Prompt: Write out again exactly the lines from the one containing "Emit a Python" through the one containing "80, 90, 100]", both included, and omit the pictures.

Records from a collection:

************

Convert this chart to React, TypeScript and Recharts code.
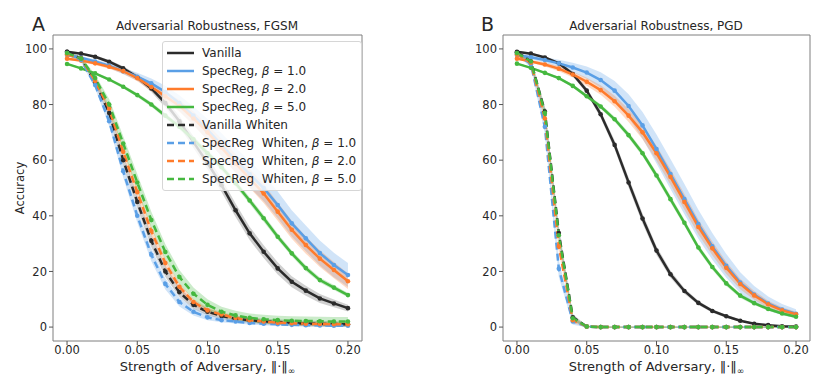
import React from "react";
import { ComposedChart, Line, Area, XAxis, YAxis, ReferenceArea } from "recharts";

const FONT = "'DejaVu Sans', sans-serif";
const INK = "#262626";

// attack strength, 0.00 .. 0.20
const EPS = [0, 0.01, 0.02, 0.03, 0.04, 0.05, 0.06, 0.07, 0.08, 0.09, 0.1, 0.11, 0.12, 0.13, 0.14, 0.15, 0.16, 0.17, 0.18, 0.19, 0.2];
const X_TICKS = [0, 0.05, 0.1, 0.15, 0.2];
const Y_TICKS = [0, 20, 40, 60, 80, 100];

// FGSM accuracy
const FGSM_VANILLA = [99, 98.3, 97.2, 95.4, 93, 89.8, 85.8, 80.5, 74, 66.5, 59, 51, 42, 33.7, 27.1, 21.1, 16.3, 13.1, 10.3, 8.5, 6.8];
const FGSM_B1 = [97.8, 96.8, 95.5, 94, 92, 90, 87.6, 84.5, 80.5, 76, 71, 65.5, 60, 55, 50, 43.9, 37.3, 31.9, 26.6, 22.3, 18.7];
const FGSM_B2 = [96.5, 95.8, 94.8, 93.6, 92, 89.5, 86.3, 83, 79.5, 75, 70, 64.5, 58.8, 53.5, 48, 41.5, 35, 29.5, 24.6, 20.5, 16.5];
const FGSM_B5 = [94.6, 93, 91.2, 89, 86.4, 83.4, 80, 76, 72, 67.5, 62.5, 57.5, 51.7, 45.5, 39.1, 32.5, 26.5, 21.2, 16.9, 14.2, 11.5];
const FGSM_W_VANILLA = [99, 96.5, 88, 77, 60, 45, 31, 20, 12.5, 8, 5.5, 4, 3, 2.5, 2, 1.8, 1.5, 1.3, 1.2, 1.1, 1];
const FGSM_W_B1 = [98.5, 96, 87, 74, 56, 40, 26, 15.5, 9, 5.5, 3.5, 2.5, 2, 1.5, 1.2, 1, 0.8, 0.7, 0.6, 0.5, 0.5];
const FGSM_W_B2 = [98, 96.5, 88.5, 78.5, 63, 48.5, 34.5, 23, 14.5, 9, 6, 4.5, 3.3, 2.5, 2, 1.6, 1.4, 1.2, 1.1, 1, 1];
const FGSM_W_B5 = [98.5, 96.5, 89.5, 80, 66, 52, 38.5, 27, 18, 12, 8, 5.5, 4.2, 3.3, 2.8, 2.5, 2.3, 2.2, 2.1, 2, 2];

// FGSM band half-widths
const FGSM_VANILLA_SD = [0.3, 0.4, 0.5, 0.6, 0.8, 1, 1.3, 1.6, 1.9, 2.1, 2.3, 2.4, 2.4, 2.4, 2.3, 2.2, 2, 1.8, 1.6, 1.4, 1.2];
const FGSM_B1_SD = [0.5, 0.6, 0.7, 0.9, 1.1, 1.4, 1.8, 2.3, 2.8, 3.3, 3.8, 4.2, 4.5, 4.7, 4.8, 4.8, 4.7, 4.6, 4.5, 4.4, 4.3];
const FGSM_B2_SD = [0.4, 0.5, 0.6, 0.7, 0.9, 1.1, 1.4, 1.7, 2.1, 2.5, 2.8, 3.1, 3.3, 3.4, 3.4, 3.3, 3.2, 3.1, 3, 2.9, 2.8];
const FGSM_B5_SD = [0.3, 0.3, 0.4, 0.5, 0.6, 0.7, 0.8, 0.9, 1, 1.1, 1.2, 1.2, 1.2, 1.2, 1.2, 1.1, 1, 1, 0.9, 0.9, 0.8];
const FGSM_W_VANILLA_SD = [0.4, 0.6, 1, 1.5, 2, 2.2, 2.2, 2, 1.7, 1.4, 1.2, 1.1, 1, 1, 1, 1, 1, 1, 1, 1, 1];
const FGSM_W_B1_SD = [0.5, 0.8, 1.2, 1.8, 2.2, 2.4, 2.3, 2, 1.6, 1.3, 1, 0.8, 0.7, 0.6, 0.6, 0.5, 0.5, 0.5, 0.5, 0.5, 0.5];
const FGSM_W_B2_SD = [0.4, 0.6, 0.9, 1.2, 1.5, 1.6, 1.6, 1.5, 1.3, 1.1, 1, 0.9, 0.8, 0.8, 0.8, 0.8, 0.8, 0.8, 0.8, 0.8, 0.8];
const FGSM_W_B5_SD = [0.5, 0.8, 1.3, 2, 2.6, 3, 3, 2.8, 2.5, 2.2, 2, 1.8, 1.7, 1.6, 1.6, 1.6, 1.6, 1.6, 1.6, 1.6, 1.6];

// PGD accuracy
const PGD_VANILLA = [99, 98.3, 96.9, 94.8, 91, 85, 76.5, 65.5, 52, 39, 27.5, 19, 13, 8.7, 5.8, 3.9, 2.3, 1.2, 0.7, 0.3, 0.2];
const PGD_B1 = [97.8, 97, 96, 94.8, 93.3, 91.5, 88.8, 85, 79.5, 72.5, 64, 55, 46, 37, 29, 22, 16, 11.7, 8.5, 6.3, 4.8];
const PGD_B2 = [96.5, 95.5, 94.4, 92.9, 90.8, 88.2, 85.2, 81.2, 76, 70, 62.5, 54, 45, 36, 28.3, 21.3, 15.5, 11.4, 8.2, 6, 4.6];
const PGD_B5 = [94.7, 93.2, 91.4, 89.5, 86.7, 83, 79.3, 74.7, 69, 62.5, 54.5, 46, 37.5, 28.6, 21.6, 15.7, 11.3, 8.6, 6.5, 4.9, 3.7];
const PGD_W_VANILLA = [98.8, 95.5, 77.5, 33.8, 3.5, 0.2, 0, 0, 0, 0, 0, 0, 0, 0, 0, 0, 0, 0, 0, 0, 0];
const PGD_W_B1 = [98.3, 94.5, 72, 21, 2, 0.2, 0, 0, 0, 0, 0, 0, 0, 0, 0, 0, 0, 0, 0, 0, 0];
const PGD_W_B2 = [98, 95, 75, 29, 2.5, 0.2, 0, 0, 0, 0, 0, 0, 0, 0, 0, 0, 0, 0, 0, 0, 0];
const PGD_W_B5 = [98.5, 95.5, 77, 33, 3.2, 0.2, 0, 0, 0, 0, 0, 0, 0, 0, 0, 0, 0, 0, 0, 0, 0];

// PGD band half-widths
const PGD_VANILLA_SD = [0.3, 0.4, 0.5, 0.6, 0.8, 1, 1.3, 1.6, 1.8, 1.8, 1.6, 1.3, 1, 0.8, 0.6, 0.5, 0.4, 0.3, 0.3, 0.2, 0.2];
const PGD_B1_SD = [0.5, 0.7, 1, 1.3, 1.7, 2.2, 2.8, 3.5, 4.2, 4.8, 5.2, 5.4, 5.4, 5.2, 4.8, 4.3, 3.7, 3.1, 2.5, 2, 1.6];
const PGD_B2_SD = [0.4, 0.5, 0.7, 0.9, 1.1, 1.4, 1.7, 2, 2.3, 2.5, 2.7, 2.8, 2.8, 2.7, 2.5, 2.2, 1.9, 1.6, 1.3, 1.1, 0.9];
const PGD_B5_SD = [0.3, 0.3, 0.4, 0.5, 0.6, 0.7, 0.8, 0.9, 1, 1.1, 1.2, 1.2, 1.2, 1.1, 1, 0.9, 0.8, 0.7, 0.6, 0.5, 0.5];
const PGD_W_VANILLA_SD = [0.5, 1, 2, 2.5, 1.2, 0.3, 0.2, 0.2, 0.2, 0.2, 0.2, 0.2, 0.2, 0.2, 0.2, 0.2, 0.2, 0.2, 0.2, 0.2, 0.2];
const PGD_W_B1_SD = [0.6, 1.2, 2.5, 3, 1.2, 0.3, 0.2, 0.2, 0.2, 0.2, 0.2, 0.2, 0.2, 0.2, 0.2, 0.2, 0.2, 0.2, 0.2, 0.2, 0.2];
const PGD_W_B2_SD = [0.5, 0.8, 1.5, 2, 1, 0.3, 0.2, 0.2, 0.2, 0.2, 0.2, 0.2, 0.2, 0.2, 0.2, 0.2, 0.2, 0.2, 0.2, 0.2, 0.2];
const PGD_W_B5_SD = [0.5, 0.8, 1.5, 2, 1, 0.3, 0.2, 0.2, 0.2, 0.2, 0.2, 0.2, 0.2, 0.2, 0.2, 0.2, 0.2, 0.2, 0.2, 0.2, 0.2];

const BLACK = "#2b2b2b";
const BLUE = "#5a9fe6";
const ORANGE = "#ff7b2b";
const GREEN = "#45b83f";

const SERIES = [
  { key: "van", label: "Vanilla", beta: "", color: BLACK, dashed: false },
  { key: "b1", label: "SpecReg, ", beta: "1.0", color: BLUE, dashed: false },
  { key: "b2", label: "SpecReg, ", beta: "2.0", color: ORANGE, dashed: false },
  { key: "b5", label: "SpecReg, ", beta: "5.0", color: GREEN, dashed: false },
  { key: "wvan", label: "Vanilla Whiten", beta: "", color: BLACK, dashed: true },
  { key: "wb1", label: "SpecReg\u00a0 Whiten, ", beta: "1.0", color: BLUE, dashed: true },
  { key: "wb2", label: "SpecReg\u00a0 Whiten, ", beta: "2.0", color: ORANGE, dashed: true },
  { key: "wb5", label: "SpecReg\u00a0 Whiten, ", beta: "5.0", color: GREEN, dashed: true },
];

function buildRows(means: number[][], sds: number[][]) {
  return EPS.map((x, i) => {
    const row: any = { x };
    SERIES.forEach((s, k) => {
      row[s.key] = means[k][i];
      row[s.key + "Band"] = [means[k][i] - sds[k][i], means[k][i] + sds[k][i]];
    });
    return row;
  });
}

const fgsmRows = buildRows(
  [FGSM_VANILLA, FGSM_B1, FGSM_B2, FGSM_B5, FGSM_W_VANILLA, FGSM_W_B1, FGSM_W_B2, FGSM_W_B5],
  [FGSM_VANILLA_SD, FGSM_B1_SD, FGSM_B2_SD, FGSM_B5_SD, FGSM_W_VANILLA_SD, FGSM_W_B1_SD, FGSM_W_B2_SD, FGSM_W_B5_SD],
);
const pgdRows = buildRows(
  [PGD_VANILLA, PGD_B1, PGD_B2, PGD_B5, PGD_W_VANILLA, PGD_W_B1, PGD_W_B2, PGD_W_B5],
  [PGD_VANILLA_SD, PGD_B1_SD, PGD_B2_SD, PGD_B5_SD, PGD_W_VANILLA_SD, PGD_W_B1_SD, PGD_W_B2_SD, PGD_W_B5_SD],
);

const tickStyle = { fontSize: 11.5, fill: INK, fontFamily: FONT };

function Panel({ rows, width, yWidth, right }: { rows: any[]; width: number; yWidth: number; right: number }) {
  return (
    <ComposedChart width={width} height={382} data={rows} margin={{ top: 35, right, bottom: 0, left: 0 }}>
      <XAxis
        type='number'
        dataKey='x'
        domain={[-0.01, 0.21]}
        allowDataOverflow
        ticks={X_TICKS}
        tickFormatter={(v: number) => v.toFixed(2)}
        tick={tickStyle}
        tickSize={4}
        tickMargin={1}
        tickLine={{ stroke: "#555" }}
        axisLine={false}
        height={41}
      />
      <YAxis
        type='number'
        domain={[-5, 105]}
        allowDataOverflow
        ticks={Y_TICKS}
        tick={tickStyle}
        tickSize={4}
        tickMargin={2}
        tickLine={{ stroke: "#555" }}
        axisLine={false}
        width={yWidth}
      />
      {SERIES.map((s) => (
        <Area
          key={s.key + "Band"}
          type='linear'
          dataKey={s.key + "Band"}
          stroke='none'
          fill={s.color}
          fillOpacity={s.color === BLACK ? 0.22 : 0.28}
          isAnimationActive={false}
          dot={false}
          activeDot={false}
        />
      ))}
      {SERIES.map((s) => (
        <Line
          key={s.key}
          type='linear'
          dataKey={s.key}
          stroke={s.color}
          strokeWidth={2.5}
          strokeDasharray={s.dashed ? "7 4" : undefined}
          dot={{ r: 2.3, fill: s.color, stroke: s.color, strokeWidth: 0, strokeDasharray: "" }}
          activeDot={false}
          isAnimationActive={false}
        />
      ))}
      <ReferenceArea x1={-0.01} x2={0.21} y1={-5} y2={105} fillOpacity={0} stroke='#7f7f7f' strokeWidth={1} />
    </ComposedChart>
  );
}

function LegendBox() {
  return (
    <div
      style={{
        position: "absolute",
        left: 162,
        top: 41,
        width: 198,
        padding: "2px 0",
        background: "rgba(255,255,255,0.8)",
        border: "1px solid #d6d6d6",
        borderRadius: 3,
        fontFamily: FONT,
        fontSize: 12,
        color: INK,
      }}
    >
      {SERIES.map((s) => (
        <div key={s.key} style={{ display: "flex", alignItems: "center", height: 18 }}>
          <svg width={39} height={10} style={{ flex: "none" }}>
            <line
              x1={4}
              x2={31}
              y1={5}
              y2={5}
              stroke={s.color}
              strokeWidth={2.5}
              strokeDasharray={s.dashed ? "7 4" : undefined}
            />
          </svg>
          <span style={{ whiteSpace: "pre" }}>
            {s.label}
            {s.beta && (
              <>
                <i>β</i> = {s.beta}
              </>
            )}
          </span>
        </div>
      ))}
    </div>
  );
}

const text = (extra: React.CSSProperties): React.CSSProperties => ({
  position: "absolute",
  fontFamily: FONT,
  color: INK,
  whiteSpace: "nowrap",
  ...extra,
});

function XTitle({ center }: { center: number }) {
  return (
    <div style={text({ left: center - 120, width: 240, top: 360, fontSize: 13, textAlign: "center", lineHeight: "14px" })}>
      Strength of Adversary, ‖·‖<sub style={{ fontSize: 9, verticalAlign: -3 }}>∞</sub>
    </div>
  );
}

export default function App() {
  return (
    <div style={{ position: "absolute", left: 0, top: 0, width: 831, height: 382, background: "#fff", overflow: "hidden" }}>
      <div style={{ position: "absolute", left: 0, top: 0 }}>
        <Panel rows={fgsmRows} width={415} yWidth={53} right={53} />
      </div>
      <div style={{ position: "absolute", left: 420, top: 0 }}>
        <Panel rows={pgdRows} width={411} yWidth={83} right={21} />
      </div>
      <LegendBox />
      <div style={text({ left: 32, top: 13, fontSize: 19 })}>A</div>
      <div style={text({ left: 481, top: 13, fontSize: 19 })}>B</div>
      <div style={text({ left: 57, width: 300, top: 19, fontSize: 12, textAlign: "center" })}>
        Adversarial Robustness, FGSM
      </div>
      <div style={text({ left: 506, width: 300, top: 19, fontSize: 12, textAlign: "center" })}>
        Adversarial Robustness, PGD
      </div>
      <div
        style={text({
          left: 20,
          top: 188,
          fontSize: 11.5,
          lineHeight: "14px",
          transform: "translate(-50%, -50%) rotate(-90deg)",
        })}
      >
        Accuracy
      </div>
      <XTitle center={207.5} />
      <XTitle center={656.5} />
    </div>
  );
}
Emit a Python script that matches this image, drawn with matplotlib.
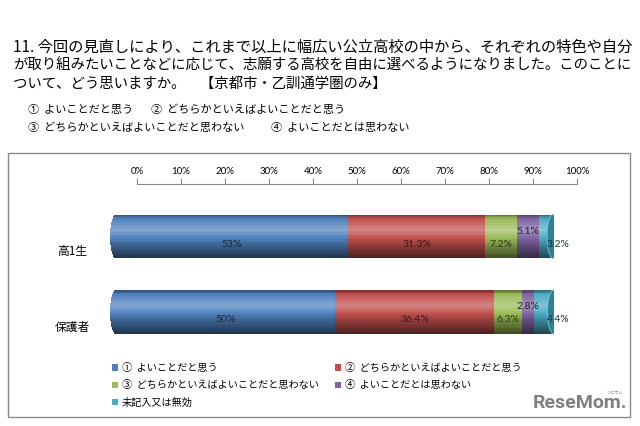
import numpy as np
import matplotlib
matplotlib.use("Agg")
import matplotlib.pyplot as plt
from matplotlib.patches import Rectangle, Ellipse, Patch
from matplotlib.colors import to_rgb

plt.rcParams["font.family"] = ["Noto Sans CJK JP", "DejaVu Sans"]

W, H = 640, 426

# --- data -------------------------------------------------------------------
title_lines = [
    "11. 今回の見直しにより、これまで以上に幅広い公立高校の中から、それぞれの特色や自分",
    "が取り組みたいことなどに応じて、志願する高校を自由に選べるようになりました。このことに",
    "ついて、どう思いますか。　【京都市・乙訓通学圏のみ】",
]
choice_lines = [
    ["①  よいことだと思う", "②  どちらかといえばよいことだと思う"],
    ["③  どちらかといえばよいことだと思わない", "④  よいことだとは思わない"],
]
groups = ["高1生", "保護者"]
series = ["①  よいことだと思う", "②  どちらかといえばよいことだと思う",
          "③  どちらかといえばよいことだと思わない", "④  よいことだとは思わない",
          "未記入又は無効"]
student = [53, 31.3, 7.2, 5.1, 3.2]
parent = [50, 36.4, 6.3, 2.8, 4.4]
ticks = [0, 10, 20, 30, 40, 50, 60, 70, 80, 90, 100]

COLOURS = ["#4F81BD", "#C0504D", "#9BBB59", "#8064A2", "#4BACC6"]
CAP = "#2F7F95"


def fx(x):
    return x / W


def fy(y):
    return 1 - y / H


def shaded(colour, s):
    c = np.array(to_rgb(colour))
    return tuple(c + (1 - c) * s) if s > 0 else tuple(c * (1 + s))


fig = plt.figure(figsize=(6.4, 4.26), dpi=100)

# header text
for i, line in enumerate(title_lines):
    fig.text(fx(13), fy(47 + 18.5 * i), line, fontsize=11 if i == 0 else 10.4,
             va="center")
for i, row in enumerate(choice_lines):
    fig.text(fx(28), fy(110 + 18 * i), row[0], fontsize=8, va="center")
    fig.text(fx(151 if i == 0 else 271), fy(110 + 18 * i), row[1], fontsize=8, va="center")

# chart frame
fig.add_artist(Rectangle((fx(8), fy(417)), 622 / W, 264 / H, transform=fig.transFigure,
                         fill=False, edgecolor="#8a8a8a", lw=1))

# percent scale (drawn offset like the 3-D original)
ax2 = fig.add_axes([fx(137), fy(184), 440 / W, 0.0001])
ax2.set_xlim(0, 100)
ax2.xaxis.tick_top()
ax2.set_xticks(ticks)
ax2.set_xticklabels([f"{t}%" for t in ticks], family="Lato", fontsize=7)
ax2.tick_params(axis="x", direction="out", length=4, color="#888888", pad=1.5)
ax2.set_yticks([])
for s in ["bottom", "left", "right"]:
    ax2.spines[s].set_visible(False)
ax2.spines["top"].set_color("#888888")
ax2.patch.set_visible(False)

# cylinders
rx = 6 / 4.38
ax = fig.add_axes([fx(110), fy(349.75), 444 / W, 151 / H])
ax.axis("off")
h = 0.58

# vertical shading profile of the cylinder (style, not data)
n_strip = 30
t = (np.arange(n_strip) + 0.5) / n_strip
shade = np.interp(t, [0, 0.1, 0.35, 0.7, 1], [-0.4, 0.0, 0.3, -0.25, -0.6])
dh = h / n_strip

for i, vals in enumerate([student, parent]):
    lefts = np.concatenate([[0], np.cumsum(vals)[:-1]])
    total = sum(vals)
    for k, s in enumerate(shade):
        yk = i - h / 2 + (k + 0.5) * dh
        ax.barh(yk, vals, left=lefts, height=dh * 1.05,
                color=[shaded(c, s) for c in COLOURS], linewidth=0, zorder=2)
        # rounded back edge on the left
        half = rx * np.sqrt(max(0.0, 1 - ((yk - i) / (h / 2)) ** 2))
        ax.barh(yk, half, left=-half, height=dh * 1.05,
                color=shaded(COLOURS[0], s), linewidth=0, zorder=2)

    # end face
    ax.add_patch(Ellipse((total, i), 2 * rx, h, facecolor=CAP, edgecolor="#7cc0d2",
                         lw=0.6, zorder=3))

    for j, (v, l, c) in enumerate(zip(vals, lefts, COLOURS)):
        xc, dy = l + v / 2, 0.1
        if j == 3:
            dy = -0.07
        if j == 4:
            xc = total + 1
        ax.text(xc, i + dy, f"{v:g}%", ha="center", va="center", fontsize=7.5,
                family="Lato", color=np.array(to_rgb(c)) * 0.3, zorder=5)
    ax.text(-10, i + 0.2, groups[i], ha="center", va="center", fontsize=8.5)

ax.set_xlim(-rx, 100)
ax.set_ylim(1.5, -0.5)

# legend, row-major like the original
handles = [Patch(facecolor=c, edgecolor="none") for c in COLOURS]
order = [0, 2, 4, 1, 3]
fig.legend([handles[k] for k in order], [series[k] for k in order], ncol=2,
           loc="upper left", bbox_to_anchor=(fx(112), fy(363)), frameon=False,
           fontsize=7.3, handlelength=0.6, handleheight=0.6, handletextpad=0.4,
           columnspacing=1.6, labelspacing=0.72, borderpad=0, borderaxespad=0)

# watermark
fig.text(fx(627), fy(403), "ReseMom.", ha="right", va="center", fontsize=14,
         fontweight="bold", color="#808080", family="Roboto")
fig.text(fx(614), fy(393), "リセマム", ha="center", va="center", fontsize=3,
         color="#808080")

fig.savefig("out.png", dpi=100)
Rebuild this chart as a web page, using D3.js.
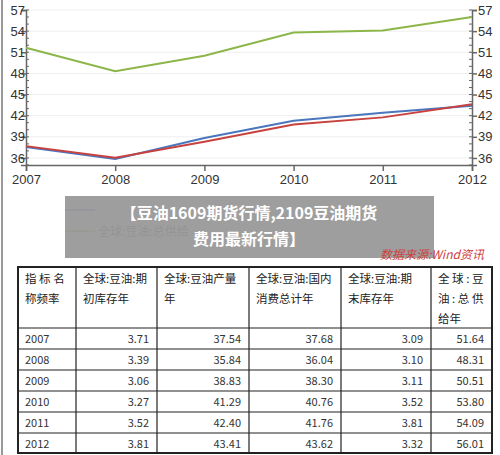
<!DOCTYPE html><html><head><meta charset="utf-8"><script src="https://cdn.jsdelivr.net/npm/d3@7"></script>
<style>body{margin:0;background:#fff;font-family:"Noto Sans CJK SC","Noto Sans",sans-serif}</style></head><body><svg id="c" width="500" height="455"></svg><script>
const years=["2007","2008","2009","2010","2011","2012"];
const openStock=[3.71,3.39,3.06,3.27,3.52,3.81];
const production=[37.54,35.84,38.83,41.29,42.40,43.41];
const consumption=[37.68,36.04,38.30,40.76,41.76,43.62];
const endStock=[3.09,3.10,3.11,3.52,3.81,3.32];
const supply=[51.64,48.31,50.51,53.80,54.09,56.01];
const yTicks=[36,39,42,45,48,51,54,57];
const headers=[["指 标 名","称频率"],["全球:豆油:期","初库存年"],["全球:豆油产量","年"],["全球:豆油:国内","消费总计年"],["全球:豆油:期","末库存年"],["全 球 : 豆","油 : 总 供","给年"]];
const svg=d3.select("#c");
const x=d3.scalePoint().domain(years).range([26,472]);
const y=d3.scaleLinear().domain([35,57]).range([165,10]);
svg.append("line").attr("x1",2).attr("x2",2).attr("y1",0).attr("y2",455).attr("stroke","#999").attr("stroke-width",2);
svg.append("g").selectAll("line").data(yTicks).join("line").attr("x1",26).attr("x2",472).attr("y1",d=>y(d)).attr("y2",d=>y(d)).attr("stroke","#eee");
const ax=svg.append("g").attr("transform","translate(0,165)").call(d3.axisBottom(x).tickSize(6).tickPadding(4));
const al=svg.append("g").attr("transform","translate(26,0)").call(d3.axisLeft(y).tickValues(yTicks).tickSize(5).tickPadding(1));
const ar=svg.append("g").attr("transform","translate(472,0)").call(d3.axisRight(y).tickValues(yTicks).tickSize(5).tickPadding(1));
[ax,al,ar].forEach(g=>{g.selectAll("path,line").attr("stroke","#666").attr("stroke-width",1.5);g.selectAll("text").attr("font-size",13).attr("fill","#333").attr("font-family","Liberation Sans,sans-serif");});
al.selectAll("text").attr("x",-1).attr("dx",0);
const minor=d3.range(35,57.01,1);
svg.append("g").selectAll("line").data(minor).join("line").attr("x1",26).attr("x2",29).attr("y1",d=>y(d)).attr("y2",d=>y(d)).attr("stroke","#666");
svg.append("g").selectAll("line").data(minor).join("line").attr("x1",469).attr("x2",472).attr("y1",d=>y(d)).attr("y2",d=>y(d)).attr("stroke","#666");
const line=d3.line().x((d,i)=>x(years[i])).y(d=>y(d));
[[supply,"#8db64a"],[production,"#4a76be"],[consumption,"#c7423f"]].forEach(([d,c])=>svg.append("path").datum(d).attr("d",line).attr("fill","none").attr("stroke",c).attr("stroke-width",2));
svg.append("line").attr("x1",65).attr("x2",95).attr("y1",210).attr("y2",210).attr("stroke","#4a76be").attr("stroke-width",2);
svg.append("line").attr("x1",65).attr("x2",95).attr("y1",231).attr("y2",231).attr("stroke","#8db64a").attr("stroke-width",2);
svg.append("text").attr("x",98).attr("y",236).attr("font-size",12).attr("fill","#333").text("全球:豆油:总供给");
svg.append("rect").attr("x",65).attr("y",196).attr("width",369).attr("height",62).attr("fill","#999").attr("opacity",0.95);
svg.append("text").attr("x",249).attr("y",219).attr("text-anchor","middle").attr("fill","#fff").attr("font-weight","bold").attr("font-size",16).text("【豆油1609期货行情,2109豆油期货");
svg.append("text").attr("x",249).attr("y",245).attr("text-anchor","middle").attr("fill","#fff").attr("font-weight","bold").attr("font-size",16).text("费用最新行情】");
svg.append("text").attr("x",380).attr("y",259).attr("fill","#d04040").attr("font-style","italic").attr("font-size",12).text("数据来源:Wind资讯");
// table
const cx=[18,76,157,249,341,431,492], ry=[267,328,349,370,391,412,433,453];
const t=svg.append("g");
t.append("rect").attr("x",18).attr("y",267).attr("width",474).attr("height",186).attr("fill","#fff").attr("stroke","#222").attr("stroke-width",2);
cx.slice(1,-1).forEach(v=>t.append("line").attr("x1",v).attr("x2",v).attr("y1",267).attr("y2",453).attr("stroke","#222").attr("stroke-width",1.2));
ry.slice(1,-1).forEach(v=>t.append("line").attr("x1",18).attr("x2",492).attr("y1",v).attr("y2",v).attr("stroke","#222").attr("stroke-width",1.2));
headers.forEach((h,i)=>h.forEach((s,k)=>t.append("text").attr("x",cx[i]+7).attr("y",283+k*20).attr("font-size",11.5).attr("fill","#222").text(s)));
const cols=[openStock,production,consumption,endStock,supply];
years.forEach((yr,r)=>{const yy=ry[r+1]+15;
 t.append("text").attr("x",cx[0]+7).attr("y",yy).attr("font-size",11).attr("fill","#333").text(yr);
 cols.forEach((c,j)=>t.append("text").attr("x",cx[j+2]-8).attr("y",yy).attr("text-anchor","end").attr("font-size",11).attr("fill","#333").text(c[r].toFixed(2)));});
</script></body></html>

************

Final result:
Emit a Python script that matches this image, drawn with matplotlib.
import numpy as np
import matplotlib
matplotlib.use("Agg")
import matplotlib.pyplot as plt
from matplotlib.patches import Rectangle, Ellipse, Patch
from matplotlib.colors import to_rgb

plt.rcParams["font.family"] = ["Noto Sans CJK JP", "DejaVu Sans"]

W, H = 640, 426

# --- data -------------------------------------------------------------------
title_lines = [
    "11. 今回の見直しにより、これまで以上に幅広い公立高校の中から、それぞれの特色や自分",
    "が取り組みたいことなどに応じて、志願する高校を自由に選べるようになりました。このことに",
    "ついて、どう思いますか。　【京都市・乙訓通学圏のみ】",
]
choice_lines = [
    ["①  よいことだと思う", "②  どちらかといえばよいことだと思う"],
    ["③  どちらかといえばよいことだと思わない", "④  よいことだとは思わない"],
]
groups = ["高1生", "保護者"]
series = ["①  よいことだと思う", "②  どちらかといえばよいことだと思う",
          "③  どちらかといえばよいことだと思わない", "④  よいことだとは思わない",
          "未記入又は無効"]
student = [53, 31.3, 7.2, 5.1, 3.2]
parent = [50, 36.4, 6.3, 2.8, 4.4]
ticks = [0, 10, 20, 30, 40, 50, 60, 70, 80, 90, 100]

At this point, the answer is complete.